The ballpark authority’s suite is attached to the authority’s offices in the right field corner of the stadium. Both are provided at no cost to the authority and, according to an agreement, the suite was furnished “to the same level as provided to other suite holders.” Currently, each of the five commissioners is given the use of the entire suite for nine games per season. That includes 16 tickets to the suite and five parking passes, plus four additional suite passes to allow fans who purchased their own tickets to a game to visit the suite.
In the past, Anderson Kelliher and other board members have defended commissioners’ use of the suite by saying it allowed them to observe how the stadium operates during game conditions. That’s still the case, she said. But the ballpark authority has no role in marketing the stadium, as the MSFA does with U.S. Bank Stadium, so it has no reason to host vendors, advertisers or promoters. Board members have reported that most of their tickets were shared with family and friends, though some have said they donate tickets to charity auctions. There is also a formal process by which charities can apply to win use of the suite as a fundraising tool.
In the past, the ballpark authority’s suite was offered to charities for 20-25 Twins games per year, and Anderson Kelliher said she expects that will happen more frequently under the new policies. “I believe that charity use is probably going to increase” based on the audit, she said. “We believe that’s an important public purpose, to let charities have access and for Minnesotans involved in the good work and who might not normally have access.”
In an interview Thursday, Nobles said that while the special audit was focused on the new Vikings stadium, he expects the issue will next involve Target Field and other publicly funded facilities. “As the issue evolves around to them, and I’m sure it will, legislators and others will want to know what is the public purpose for needing the suite and are they abiding by it,” Nobles said. “The situation with U.S. Bank simply opened up a lot of issues that will first be dealt with with U.S. Bank Stadium, but will come around to a lot of other venues supported and built with public funds.”
The legislative audit released Thursday focused on the use of two luxury suites at U.S. Bank Stadium by MSFA board members and staff. The suites were provided to the MSFA under the lease negotiated with the Vikings and mimicked an arrangement at the old Metrodome.
A series of Star Tribune reports showed that there were few rules and no record keeping for the use of the suites. It also revealed that the suites had been used to host not only people who might be considering renting the stadium for events, but for MSFA staff and board members family and friends as well as for hosting public officials.
The audit found that the use of the suites did not violate state laws that prohibit the use of official positions to secure benefits for the employee or his or her immediate family. (The authority isn’t covered by that law because it is neither a state agency nor a local government, the audit concluded.) But the report did conclude that uses of the suite “violated a core ethical principle” and recommended that the Legislature enact a law governing the use of tickets to events at the stadium.
MSFA Chair Michele Kelm-Helgen told the auditor that the authority’s use of its suites followed a practice established with the Metrodome and at other public sports facilities in the region.

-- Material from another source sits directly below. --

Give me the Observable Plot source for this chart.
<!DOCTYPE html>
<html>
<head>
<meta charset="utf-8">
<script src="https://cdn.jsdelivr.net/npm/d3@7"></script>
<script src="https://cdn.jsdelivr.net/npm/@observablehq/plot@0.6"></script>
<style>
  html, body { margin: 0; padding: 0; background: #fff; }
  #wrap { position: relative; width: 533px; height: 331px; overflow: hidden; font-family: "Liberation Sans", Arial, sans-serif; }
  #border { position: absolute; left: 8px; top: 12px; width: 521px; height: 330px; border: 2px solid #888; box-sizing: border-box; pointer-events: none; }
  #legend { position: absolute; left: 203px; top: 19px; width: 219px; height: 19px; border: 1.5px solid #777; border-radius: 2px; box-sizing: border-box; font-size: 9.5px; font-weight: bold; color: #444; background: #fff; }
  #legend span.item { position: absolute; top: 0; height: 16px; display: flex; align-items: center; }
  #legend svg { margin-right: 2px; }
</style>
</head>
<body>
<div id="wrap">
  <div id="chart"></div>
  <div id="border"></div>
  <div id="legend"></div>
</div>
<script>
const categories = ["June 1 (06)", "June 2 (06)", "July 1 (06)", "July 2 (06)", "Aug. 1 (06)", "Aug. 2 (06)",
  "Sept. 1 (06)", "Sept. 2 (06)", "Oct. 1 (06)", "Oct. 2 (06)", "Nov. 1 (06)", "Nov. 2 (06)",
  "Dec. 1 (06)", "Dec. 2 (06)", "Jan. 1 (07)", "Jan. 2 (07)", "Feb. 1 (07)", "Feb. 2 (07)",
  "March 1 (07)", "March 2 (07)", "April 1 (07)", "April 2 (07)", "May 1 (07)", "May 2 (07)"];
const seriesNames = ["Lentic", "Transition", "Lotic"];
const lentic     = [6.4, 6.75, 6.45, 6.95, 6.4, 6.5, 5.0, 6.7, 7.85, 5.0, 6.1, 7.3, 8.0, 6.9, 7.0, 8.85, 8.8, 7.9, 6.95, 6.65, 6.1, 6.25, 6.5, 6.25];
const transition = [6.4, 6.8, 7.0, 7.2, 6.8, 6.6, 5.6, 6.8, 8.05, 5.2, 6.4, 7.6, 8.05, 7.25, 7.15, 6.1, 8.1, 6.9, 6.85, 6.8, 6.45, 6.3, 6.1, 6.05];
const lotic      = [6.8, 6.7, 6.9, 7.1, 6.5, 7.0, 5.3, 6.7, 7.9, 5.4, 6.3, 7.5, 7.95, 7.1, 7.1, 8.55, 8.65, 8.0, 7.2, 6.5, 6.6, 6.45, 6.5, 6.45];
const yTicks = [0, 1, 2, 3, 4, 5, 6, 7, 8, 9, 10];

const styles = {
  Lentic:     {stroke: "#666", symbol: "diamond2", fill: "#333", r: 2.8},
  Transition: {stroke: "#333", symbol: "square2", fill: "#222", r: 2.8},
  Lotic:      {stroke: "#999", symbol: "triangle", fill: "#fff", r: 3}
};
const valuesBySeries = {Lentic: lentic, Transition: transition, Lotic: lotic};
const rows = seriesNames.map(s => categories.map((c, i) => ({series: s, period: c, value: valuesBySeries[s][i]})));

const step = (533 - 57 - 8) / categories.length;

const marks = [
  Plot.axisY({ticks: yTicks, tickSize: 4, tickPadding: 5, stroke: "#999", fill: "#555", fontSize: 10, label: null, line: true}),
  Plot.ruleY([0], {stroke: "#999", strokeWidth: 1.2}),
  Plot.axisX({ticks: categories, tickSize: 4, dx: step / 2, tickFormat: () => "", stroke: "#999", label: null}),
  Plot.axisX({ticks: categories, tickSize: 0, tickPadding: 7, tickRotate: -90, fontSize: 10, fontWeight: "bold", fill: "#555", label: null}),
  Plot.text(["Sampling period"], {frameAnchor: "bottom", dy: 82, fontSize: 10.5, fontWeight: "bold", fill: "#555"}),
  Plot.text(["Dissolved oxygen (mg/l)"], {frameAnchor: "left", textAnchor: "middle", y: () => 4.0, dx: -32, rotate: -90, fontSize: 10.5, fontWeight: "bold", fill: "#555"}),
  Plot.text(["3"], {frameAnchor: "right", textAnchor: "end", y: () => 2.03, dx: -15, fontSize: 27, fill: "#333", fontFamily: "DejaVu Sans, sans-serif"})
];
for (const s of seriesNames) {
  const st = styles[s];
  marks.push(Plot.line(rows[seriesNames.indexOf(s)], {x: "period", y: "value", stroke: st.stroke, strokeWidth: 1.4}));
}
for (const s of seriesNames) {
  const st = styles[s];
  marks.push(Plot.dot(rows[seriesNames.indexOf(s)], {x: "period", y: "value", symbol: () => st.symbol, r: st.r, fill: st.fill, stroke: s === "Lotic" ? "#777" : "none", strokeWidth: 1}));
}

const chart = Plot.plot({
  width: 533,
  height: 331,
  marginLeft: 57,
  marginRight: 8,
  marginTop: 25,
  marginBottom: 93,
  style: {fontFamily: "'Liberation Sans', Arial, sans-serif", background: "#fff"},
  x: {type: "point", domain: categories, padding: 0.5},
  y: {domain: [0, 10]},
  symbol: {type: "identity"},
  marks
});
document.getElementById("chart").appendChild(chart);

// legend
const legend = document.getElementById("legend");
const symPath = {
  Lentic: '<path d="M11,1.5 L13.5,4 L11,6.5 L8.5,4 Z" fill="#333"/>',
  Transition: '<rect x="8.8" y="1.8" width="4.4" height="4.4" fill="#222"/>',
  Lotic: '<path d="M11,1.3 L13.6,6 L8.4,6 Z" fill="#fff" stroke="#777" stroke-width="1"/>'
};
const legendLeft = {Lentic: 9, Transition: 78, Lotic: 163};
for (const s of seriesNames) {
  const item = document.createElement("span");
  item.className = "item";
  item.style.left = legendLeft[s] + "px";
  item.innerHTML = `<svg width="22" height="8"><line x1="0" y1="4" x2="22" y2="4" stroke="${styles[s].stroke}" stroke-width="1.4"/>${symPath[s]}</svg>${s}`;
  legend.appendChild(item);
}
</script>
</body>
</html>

While there is no suite available at the City of Minneapolis-owned Target Center, the baseball authority has had a suite at Target Field since the stadium opened in 2010.
Dan Kenney, the Minnesota Ballpark Authority’s executive director, told the auditor that there are no restrictions on how the Target Field suite is used and no restrictions on tickets being used by family and friends.

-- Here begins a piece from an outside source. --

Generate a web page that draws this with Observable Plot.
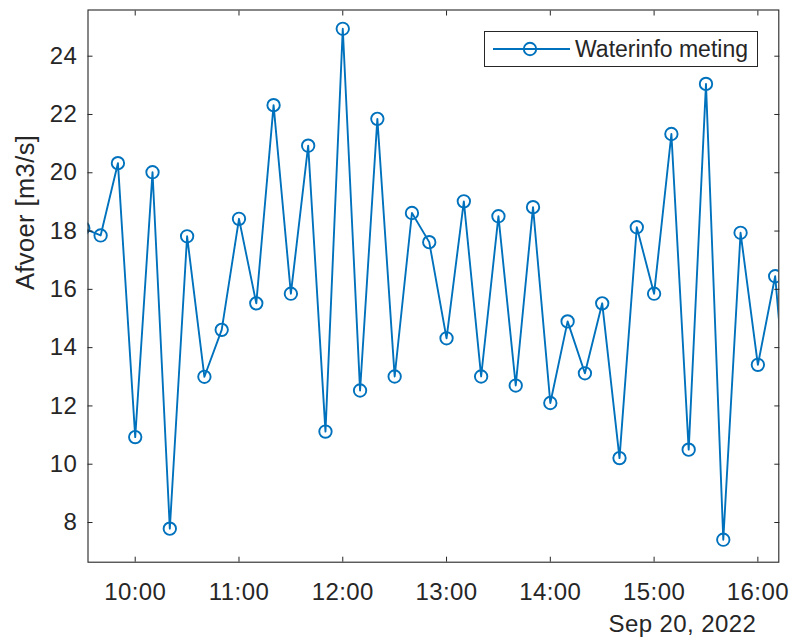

“In our opinion,” the audit stated, “all public officials and employees should be required to use their positions and public resources only for a public purpose.”
The audit also concluded that while there could be other legitimate “public purposes” for distributing free tickets, one was for marketing a facility — something the MFSA has a role in but that the Minnesota Ballpark Authority does not, as Target Field is operated by the Minnesota Twins.
While the bulk of the audit report focused on the fact set presented by the MSFA, some of the conclusions would apply to the ballpark authority as well.
As with the MSFA, the Code of Conduct for Employees in the Executive Branch does not apply to the Minnesota Ballpark Authority, so no law was violated in the usage of the Target Field suite. “However, we believe the commissioner and executive director violated a core ethical principle, which the Code contains,” the audit stated. “The Code prohibits public officials and employees from using their public position to obtain personal benefits.”
And given that MSFA policy no longer permits commissioners and staff to provide free tickets to family and friends, “The same principle should apply [to Target Field], absent some other authorization in law,” Nobles said Thursday.
As for assessing game-day operations, the reason ballpark authority has cited for having the suite, Nobles said: “If you really want to know how is this building operating for the people, you don’t sit event after event in a luxury suite.”
Finally, Nobles said he will tell the ballpark authority that they need to keep records of how the suite at Target Field is used and by whom. A Data Practices Act request by MinnPost in 2015 showed that the formal charity uses were recorded, but that records of those who watched games as guests of commissioners were rarely kept.
The five-person Minnesota Ballpark Authority commission is chaired by Anderson Kelliher, a former speaker of the Minnesota House. The other members are former Wells Fargo executive James Campbell; former Minneapolis City Council Member Joan Campbell; former St. Paul Deputy Mayor Paul Williams; and David Ybarra, president of the Minnesota Pipe Trades Association.
Anderson Kelliher and James Campbell were appointed by Hennepin County commissioners; Williams and Ybarra by the governor; and Joan Campbell by the Minneapolis City Council.